Hopkinsville Community College has been awarded its first National Science Foundation grant, a $200k award through the Advanced Tech Education program. It's called "Technological Education for the Rural Community" and focuses on access, low math comprehension and employability. On Sounds Good, Kate Lochte speaks with faculty members Sherry McCormack of math and Stuart Zieman of industrial electronics to learn more about their project.
One of the goals for this funding is to recruit students from underrepresented groups: women, minorities and rural students and place them in highly technical positions within industries in the region. These are groups, Zieman says, that typically feel these types of jobs aren't available to them and this effort helps give them the skills they need to be put in the pipeline. He says there are very few women in the industrial technical field and believes that at some point in childhood girls tend to be guided away from hands-on skills. Hopkinsville Community College will be trying to reach out to young women through this opportunity, specifically to those who enjoy tinkering on their car or fixing things around the house.
Zieman says if you look at the demographics of current technical maintenance positions, it's a predominately white field. Reaching out to minority groups through this effort will be to demonstrate that one can go to college without taking out loans, that through working in an industry that industry can help pay for school. In rural communities, it's simply a matter of knowing that opportunities exist in a high-demand field and that HCC offers a hybridization model of learning through this grant that allows for expanded accessibility.
The program is expected to launch August 2015 and will be tailored to entry-level classes: basic electricity and basic agriculture. They've found that students often come into HCC with developmental math needs. For the math aspect of this grant, McCormack says they'll be implementing a 'contextualization' model of identifying math problems they might encounter in the workplace, rather than learning broad theories of algebra or trigonometry, and work to solve these problems through trial and error and to understand multiple pathways to the solution.

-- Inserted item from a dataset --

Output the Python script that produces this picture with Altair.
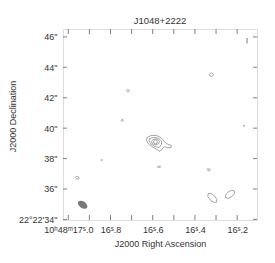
import altair as alt
import pandas as pd

title_text = "J1048+2222"
x_title = "J2000 Right Ascension"
y_title = "J2000 Declination"

ra_domain = [16.106, 17.025]
dec_domain = [33.96, 46.52]

ra_tick_values = [17.0, 16.9, 16.8, 16.7, 16.6, 16.5, 16.4, 16.3, 16.2]
ra_label_values = [17.0, 16.8, 16.6, 16.4, 16.2]
ra_label_texts = ["10ʰ48ᵐ17ˢ.0", "16ˢ.8", "16ˢ.6", "16ˢ.4", "16ˢ.2"]
dec_tick_values = [34, 36, 38, 40, 42, 44, 46]
dec_label_texts = ["22°22'34\"", '36"', '38"', '40"', '42"', '44"', '46"']

# contour polygons (RA seconds, Dec arcsec within 22°22')
core_1 = [(16.6270, 39.382), (16.6081, 39.513), (16.5844, 39.526), (16.5607, 39.382),
          (16.5464, 39.151), (16.5370, 38.987), (16.5227, 38.921), (16.5109, 38.855),
          (16.5133, 38.724), (16.5275, 38.704), (16.5441, 38.789), (16.5559, 38.625),
          (16.5654, 38.474), (16.5796, 38.592), (16.6033, 38.789), (16.6223, 38.987),
          (16.6294, 39.217)]
core_2 = [(16.6152, 39.316), (16.5938, 39.395), (16.5725, 39.329), (16.5583, 39.151),
          (16.5583, 38.921), (16.5701, 38.724), (16.5891, 38.789), (16.6081, 38.954),
          (16.6175, 39.151)]
core_3 = [(16.5678, 39.099), (16.5735, 39.237), (16.5867, 39.296), (16.6000, 39.237),
          (16.6057, 39.099), (16.6000, 38.961), (16.5867, 38.901), (16.5735, 38.961)]
core_4 = [(16.5773, 39.099), (16.5801, 39.191), (16.5867, 39.230), (16.5934, 39.191),
          (16.5962, 39.099), (16.5934, 39.007), (16.5867, 38.967), (16.5801, 39.007)]
blob_a = [(16.3128, 43.513), (16.3156, 43.592), (16.3223, 43.625), (16.3290, 43.592),
          (16.3318, 43.513), (16.3290, 43.434), (16.3223, 43.401), (16.3156, 43.434)]
blob_b = [(16.7100, 42.461), (16.7135, 42.535), (16.7206, 42.535), (16.7242, 42.461),
          (16.7206, 42.387), (16.7135, 42.387)]
blob_c = [(16.7379, 40.513), (16.7410, 40.564), (16.7472, 40.564), (16.7503, 40.513),
          (16.7472, 40.462), (16.7410, 40.462)]
blob_d = [(16.1635, 40.158), (16.1673, 40.211), (16.1711, 40.158), (16.1673, 40.105)]
blob_e = [(16.8379, 37.901), (16.8417, 37.954), (16.8455, 37.901), (16.8417, 37.848)]
blob_f = [(16.5620, 37.461), (16.5661, 37.501), (16.5742, 37.501), (16.5782, 37.461),
          (16.5742, 37.421), (16.5661, 37.421)]
blob_g = [(16.3270, 37.230), (16.3308, 37.320), (16.3384, 37.330), (16.3422, 37.296),
          (16.3384, 37.206), (16.3308, 37.196)]
blob_h = [(16.9478, 36.700), (16.9526, 36.800), (16.9621, 36.820), (16.9668, 36.770),
          (16.9621, 36.670), (16.9526, 36.650)]
blob_i = [(16.2974, 35.136), (16.2962, 35.316), (16.3075, 35.554), (16.3247, 35.711),
          (16.3376, 35.693), (16.3389, 35.513), (16.3276, 35.275), (16.3104, 35.118)]
blob_j = [(16.2128, 35.868), (16.2129, 35.693), (16.2251, 35.493), (16.2424, 35.386),
          (16.2545, 35.434), (16.2544, 35.610), (16.2422, 35.809), (16.2249, 35.916)]
blob_k = [(16.1531, 45.930), (16.1524, 45.750), (16.1531, 45.570), (16.1538, 45.750)]

contours = [core_1, core_2, core_3, core_4, blob_a, blob_b, blob_c, blob_d,
            blob_e, blob_f, blob_g, blob_h, blob_i, blob_j, blob_k]

beam_ra = 16.9318
beam_dec = 34.961
beam_major = 0.70   # arcsec
beam_minor = 0.43   # arcsec
beam_pa = 55        # degrees

W, H = 194, 191

rows = []
for cid, poly in enumerate(contours):
    pts = list(poly) + [poly[0]]
    for i, (r, d) in enumerate(pts):
        rows.append({"cid": cid, "idx": i, "ra": r, "dec": d})
cdf = pd.DataFrame(rows)

xs = alt.Scale(domain=ra_domain, reverse=True, nice=False, zero=False)
ys = alt.Scale(domain=dec_domain, nice=False, zero=False)

def label_expr(vals, texts, fmt):
    expr = "''"
    for v, t in zip(reversed(vals), reversed(texts)):
        t_esc = t.replace("'", "\\'")
        expr = f"(format(datum.value,'{fmt}')=='{format(v, fmt)}' ? '{t_esc}' : {expr})"
    return expr

font = "Liberation Sans"
tcol = "#333333"

x_axis = alt.Axis(
    values=ra_label_values, labelExpr=label_expr(ra_label_values, ra_label_texts, ".1f"),
    title=x_title, ticks=False, domain=False, grid=False, labelPadding=5,
    labelFontSize=9, labelFont=font, labelColor=tcol, titleFontSize=9, titleFont=font,
    titleColor=tcol, titleFontWeight="normal", titleX=W / 2, titleY=23,
    titleBaseline="middle", labelFlush=False, labelOverlap=False)
y_axis = alt.Axis(
    values=dec_tick_values, labelExpr=label_expr(dec_tick_values, dec_label_texts, ".0f"),
    title=y_title, ticks=False, domain=False, grid=False, labelPadding=6,
    labelFontSize=9, labelFont=font, labelColor=tcol, titleFontSize=9, titleFont=font,
    titleColor=tcol, titleFontWeight="normal", titleX=-51, titleY=87,
    titleBaseline="middle", titleAngle=-90, labelFlush=False, labelOverlap=False)

x_enc = alt.X("ra:Q", scale=xs, axis=x_axis)
y_enc = alt.Y("dec:Q", scale=ys, axis=y_axis)

lines = alt.Chart(cdf).mark_line(color="#9c9c9c", strokeWidth=0.9).encode(
    x=x_enc, y=y_enc, detail="cid:N", order="idx:Q")

tick_col = "#808080"
xt = pd.DataFrame({"ra": ra_tick_values})
yt = pd.DataFrame({"dec": dec_tick_values})
bot = alt.Chart(xt).mark_rule(color=tick_col, strokeWidth=1).encode(
    x=x_enc, y=alt.value(H), y2=alt.value(H - 5))
top = alt.Chart(xt).mark_rule(color=tick_col, strokeWidth=1).encode(
    x=x_enc, y=alt.value(0), y2=alt.value(5))
lft = alt.Chart(yt).mark_rule(color=tick_col, strokeWidth=1).encode(
    y=y_enc, x=alt.value(0), x2=alt.value(4))
rgt = alt.Chart(yt).mark_rule(color=tick_col, strokeWidth=1).encode(
    y=y_enc, x=alt.value(W), x2=alt.value(W - 4))

px_per_arcsec = H / (dec_domain[1] - dec_domain[0])
ratio = beam_minor / beam_major
beam_path = f"M-1,0A1,{ratio:.3f} 0 1,0 1,0A1,{ratio:.3f} 0 1,0 -1,0Z"
beam_df = pd.DataFrame({"ra": [beam_ra], "dec": [beam_dec]})
beam = alt.Chart(beam_df).mark_point(
    shape=beam_path, filled=True, color="#777777", opacity=1, strokeWidth=0,
    size=(beam_major * px_per_arcsec) ** 2, angle=90 - beam_pa).encode(
    x=x_enc, y=y_enc)

chart = alt.layer(lines, beam, bot, top, lft, rgt).properties(
    width=W, height=H,
    title=alt.TitleParams(title_text, fontSize=9.5, font=font, color=tcol,
                          fontWeight="normal", offset=3, anchor="middle"),
    autosize=alt.AutoSizeParams(type="none"),
    padding={"left": 55, "top": 21, "right": 10, "bottom": 34},
).configure_view(stroke="#777777", strokeWidth=1).configure(background="white")

chart.save("out.html", embed_options={"renderer": "svg", "actions": False})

By allowing students to spend some time to develop problem-based learning, she says, it can help students transition from theories of math to real-life, practical applications. Many of these math and industrial problems come from partnerships from regional industries, who offered some of the issues they might typically encounter.
Zieman says his students are typically in their mid 30s with a family and a job, so a typical class schedule means they'd potentially miss lectures. They've found industries going to a 24/7 model, operating in four crews: two days on, two days off, three days on, three days off shifts. If you have a class that meets Mondays and Wednesdays, you'd miss class, he says. To remedy this, HCC is exploring a 'hybridization' model of putting materials online so that students can work on materials at home and come in for labs at their convenience.

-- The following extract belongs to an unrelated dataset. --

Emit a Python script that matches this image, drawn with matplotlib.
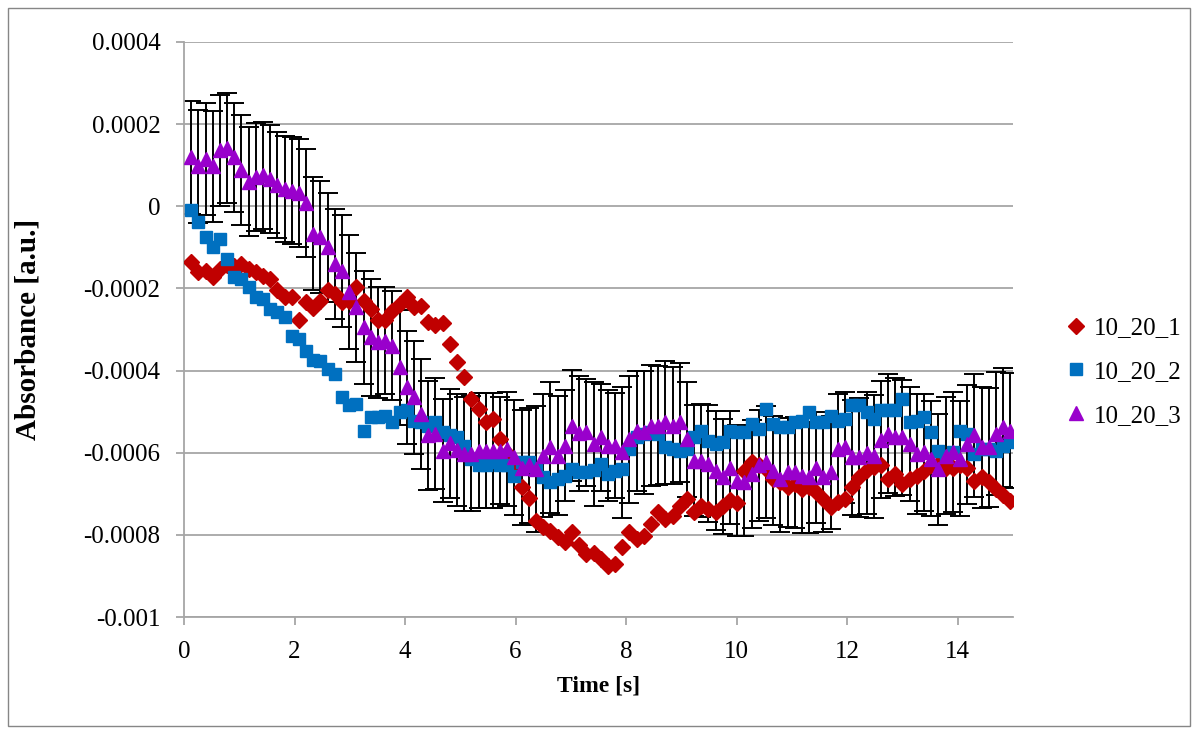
import numpy as np
import matplotlib.pyplot as plt
from matplotlib.patches import Rectangle

plt.rcParams['font.family'] = ['Liberation Serif', 'DejaVu Serif']

# sampling times [s]
time_s = np.round(np.arange(1, 116) * 0.13, 2)

# absorbance readings, in units of 1e-4
abs_1 = [-1.36, -1.61, -1.57, -1.73, -1.53, -1.44, -1.46, -1.40, -1.53, -1.61,
         -1.69, -1.77, -2.05, -2.22, -2.22, -2.78, -2.32, -2.48, -2.30, -2.05,
         -2.14, -2.34, -2.30, -1.97, -2.30, -2.50, -2.78, -2.78, -2.54, -2.38,
         -2.22, -2.46, -2.42, -2.82, -2.90, -2.84, -3.36, -3.80, -4.16, -4.69,
         -4.94, -5.26, -5.19, -5.67, -6.00, -6.36, -6.84, -7.09, -7.65, -7.82,
         -7.90, -8.06, -8.18, -7.94, -8.24, -8.47, -8.43, -8.59, -8.75, -8.71,
         -8.30, -7.94, -8.10, -8.02, -7.74, -7.45, -7.61, -7.53, -7.29, -7.13,
         -7.45, -7.29, -7.37, -7.45, -7.29, -7.15, -7.23, -6.44, -6.23, -6.31,
         -6.40, -6.64, -6.72, -6.84, -6.76, -6.88, -6.84, -6.96, -7.13, -7.33,
         -7.21, -7.13, -6.84, -6.60, -6.42, -6.34, -6.31, -6.64, -6.52, -6.76,
         -6.64, -6.56, -6.44, -6.31, -6.27, -6.36, -6.36, -6.31, -6.36, -6.68,
         -6.60, -6.72, -6.88, -7.04, -7.17]

abs_2 = [-0.10, -0.39, -0.75, -1.00, -0.80, -1.28, -1.73, -1.77, -1.97, -2.22,
         -2.26, -2.50, -2.58, -2.70, -3.15, -3.22, -3.53, -3.74, -3.76, -3.96,
         -4.08, -4.65, -4.85, -4.81, -5.46, -5.14, -5.14, -5.10, -5.26, -5.02,
         -4.97, -5.22, -5.26, -5.34, -5.26, -5.50, -5.58, -5.62, -5.83, -6.15,
         -6.31, -6.31, -6.23, -6.31, -6.31, -6.56, -6.23, -6.23, -6.40, -6.60,
         -6.72, -6.64, -6.56, -6.40, -6.48, -6.48, -6.41, -6.27, -6.52, -6.44,
         -6.40, -5.91, -5.62, -5.54, -5.50, -5.54, -5.87, -5.91, -5.95, -5.91,
         -5.62, -5.46, -5.71, -5.79, -5.73, -5.48, -5.50, -5.49, -5.30, -5.42,
         -4.94, -5.30, -5.38, -5.38, -5.26, -5.22, -5.02, -5.26, -5.26, -5.10,
         -5.22, -5.18, -4.85, -4.85, -5.02, -5.18, -4.97, -4.97, -4.97, -4.69,
         -5.26, -5.22, -5.14, -5.50, -5.95, -6.07, -5.99, -5.46, -5.54, -6.03,
         -5.91, -5.91, -5.95, -5.83, -5.75]

abs_3 = [1.19, 0.97, 1.15, 0.97, 1.36, 1.41, 1.19, 0.88, 0.60, 0.71,
         0.75, 0.67, 0.52, 0.42, 0.38, 0.32, 0.08, -0.67, -0.75, -1.00,
         -1.40, -1.57, -2.09, -2.46, -2.95, -3.19, -3.31, -3.27, -3.39, -3.92,
         -4.41, -4.65, -5.06, -5.58, -5.54, -5.95, -5.77, -5.93, -6.03, -6.03,
         -5.95, -5.95, -5.95, -5.95, -5.91, -6.11, -6.36, -6.31, -6.40, -6.07,
         -5.87, -6.07, -5.83, -5.34, -5.52, -5.50, -5.79, -5.62, -5.83, -5.83,
         -5.99, -5.67, -5.46, -5.50, -5.34, -5.34, -5.26, -5.34, -5.26, -5.67,
         -6.19, -6.19, -6.27, -6.44, -6.58, -6.36, -6.68, -6.72, -6.52, -6.31,
         -6.23, -6.44, -6.64, -6.48, -6.48, -6.56, -6.60, -6.36, -6.60, -6.48,
         -5.91, -5.87, -6.11, -6.11, -6.01, -6.09, -5.68, -5.54, -5.62, -5.62,
         -5.79, -6.03, -5.99, -6.15, -6.40, -6.07, -5.99, -6.15, -5.79, -5.58,
         -5.87, -5.87, -5.54, -5.38, -5.46]

# error bar half-lengths for 10_20_3, units of 1e-4
err_3 = [1.37, 1.37, 1.36, 1.35, 1.35, 1.34, 1.32, 1.34, 1.32, 1.31,
         1.31, 1.31, 1.30, 1.30, 1.30, 1.32, 1.32, 1.38, 1.36, 1.32,
         1.34, 1.36, 1.39, 1.32, 1.38, 1.42, 1.35, 1.31, 1.32, 1.40,
         1.38, 1.38, 1.34, 1.33, 1.35, 1.25, 1.32, 1.36, 1.38, 1.40,
         1.40, 1.40, 1.40, 1.30, 1.39, 1.40, 1.40, 1.40, 1.54, 1.50,
         1.60, 1.45, 1.35, 1.35, 1.40, 1.30, 1.50, 1.30, 1.35, 1.28,
         1.60, 1.55, 1.46, 1.50, 1.48, 1.45, 1.50, 1.42, 1.45, 1.40,
         1.35, 1.38, 1.42, 1.45, 1.40, 1.38, 1.35, 1.30, 1.32, 1.35,
         1.36, 1.33, 1.30, 1.32, 1.35, 1.40, 1.36, 1.34, 1.32, 1.38,
         1.35, 1.36, 1.40, 1.45, 1.48, 1.50, 1.42, 1.45, 1.44, 1.40,
         1.38, 1.45, 1.42, 1.40, 1.35, 1.42, 1.46, 1.40, 1.45, 1.50,
         1.48, 1.44, 1.50, 1.45, 1.40]

labels = ['10_20_1', '10_20_2', '10_20_3']
ytick_vals = [0.0004, 0.0002, 0, -0.0002, -0.0004, -0.0006, -0.0008, -0.001]
ytick_labels = ['0.0004', '0.0002', '0', '-0.0002', '-0.0004', '-0.0006', '-0.0008', '-0.001']
xtick_vals = [0, 2, 4, 6, 8, 10, 12, 14]

scale = 1e-4
y1 = np.array(abs_1) * scale
y2 = np.array(abs_2) * scale
y3 = np.array(abs_3) * scale
e3 = np.array(err_3) * scale

fig = plt.figure(figsize=(11.97, 7.29), dpi=100)
ax = fig.add_axes([0.1537, 0.1536, 0.6926, 0.7888])

grey = '#A6A6A6'

ax.errorbar(time_s, y3, yerr=e3, fmt='none', ecolor='black',
            elinewidth=1.4, capsize=7, capthick=1.4, zorder=2)
ax.plot(time_s, y1, 'D', color='#C00000', ms=8.5, mec='#C00000', label=labels[0], zorder=3)
ax.plot(time_s, y2, 's', color='#0070C0', ms=8, mec='#0070C0', label=labels[1], zorder=4)
ax.plot(time_s, y3, '^', color='#9900CC', ms=10.5, mec='#9900CC', label=labels[2], zorder=5)

ax.set_xlim(0, 15)
ax.set_ylim(-0.001, 0.0004)
ax.set_xticks(xtick_vals)
ax.set_yticks(ytick_vals)
ax.set_yticklabels(ytick_labels)

ax.yaxis.grid(True, color=grey, lw=1.3)
ax.set_axisbelow(True)
for side in ['top', 'right']:
    ax.spines[side].set_visible(False)
for side in ['left', 'bottom']:
    ax.spines[side].set_color(grey)
    ax.spines[side].set_linewidth(1.3)

ax.tick_params(axis='both', direction='out', length=6, width=1.3, color=grey,
               labelsize=18)
ax.tick_params(axis='y', pad=11)
ax.tick_params(axis='x', pad=11)

ax.set_xlabel('Time [s]', fontsize=17, fontweight='bold', labelpad=9)
ax.set_ylabel('Absorbance [a.u.]', fontsize=21, fontweight='bold')
ax.yaxis.set_label_coords(-0.172, 0.5)

fig.legend(loc='center left', bbox_to_anchor=(0.872, 0.49), frameon=False,
           fontsize=18, handlelength=0.8, handletextpad=0.3, labelspacing=0.85)

fig.patches.append(Rectangle((8 / 1197, 0.004), 1182 / 1197, 0.985,
                             transform=fig.transFigure, fill=False,
                             edgecolor='#868686', lw=1))

plt.savefig('out.png', dpi=100)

For rural students who lack an internet connection, preloaded content will be available on thumb drives that can be plugged into a home computer or at the library. The in-classroom experience then focuses on tangible lab instruction and helping resolve specific math problems from the course work. Zieman says he's found that students learn better in a technical environment when they can get their hands on something, to fix things and break things and figure it out. Understanding the theory of electricity is one thing, he says, but actually doing it and learning how to do it safely can be more likely to lead to a skilled job in the industrial technical field.
Hopkinsville Community College faculty - Sherry McCormack, math and Stuart Zieman, industrial electronics - authored the first ever National Science Foundation grant the KCTCS college has received. Through NSF's Advanced Tech Education Program, their project is called "Technological Education for the Rural Community." It addresses access to education, low math comprehension and employability.